13 Ocak 2017 Cuma

YUNUS

Bir güzel arkadaşım kitaplığının karşısında durmuş, beni düşünüp hissetmiş, seçtiği kitabı armağan etti: Yunus Emre.

Görüşmeyeli aylar olduğu halde eğilimimi, Anadolu kültürüne ilikten duyar olduğum yakınlığı, ilgiyi sezmiş gibi. Debelendiğimiz kör dövüşte bu topraklarda boy vermiş iyi filizlere duyduğum ihtiyacı sezmiş..

Kitabı bağrıma basarak eve geldim. İşi gücü bitirip güzel bir ışık altında ayaklarımı uzatıp onu ve gönlümü açtım, okumaya koyuldum.

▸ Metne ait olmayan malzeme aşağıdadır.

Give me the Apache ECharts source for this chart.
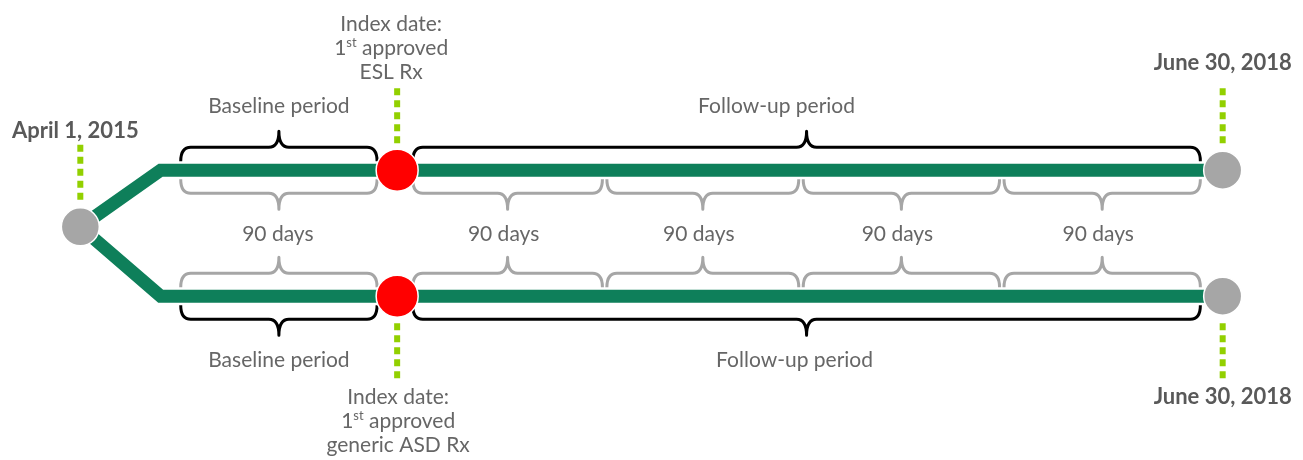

Anadolu’nun bir kez daha altüst olduğu bir devir. Moğol akınları, Selçuklu Devletinin yıkılışı, kıtlık, kuraklık, yağmalar, açlık. Ve bu kapkaranlıkta doğan apaydınlık. Olanca hümanistliği, bir yanda alabildiğine pragmatik, diğer yandan sonuna kadar ruhaniliğiyle tasavvuf erbabı.

Irmakta yıkanıp güneşte kurutulan bez sadeliği, temizliği derken..

Batıni ile zahirinin Zen koan’laşarak bir araya geliverişi.

Dilsizler haberin kulaksız dinleyesi
Dilsiz kulaksız sözü can gerek anlayası.

Dinlemeden anladık anlamadan eyledik.
Gerçek erin bu yolda yokluktur sermayesi.

Azık çıkınının içinde bir akıllı telefon bulunmayacak, gönülden akıllı bir Yunus, sıkışıp kaldığımız köşenin ötesinden neleri nasıl görürdü kim bilir?

Sağır işitmez sözü gece sanar gündüzü

Kördür münkirin gözü âlem münevver ise.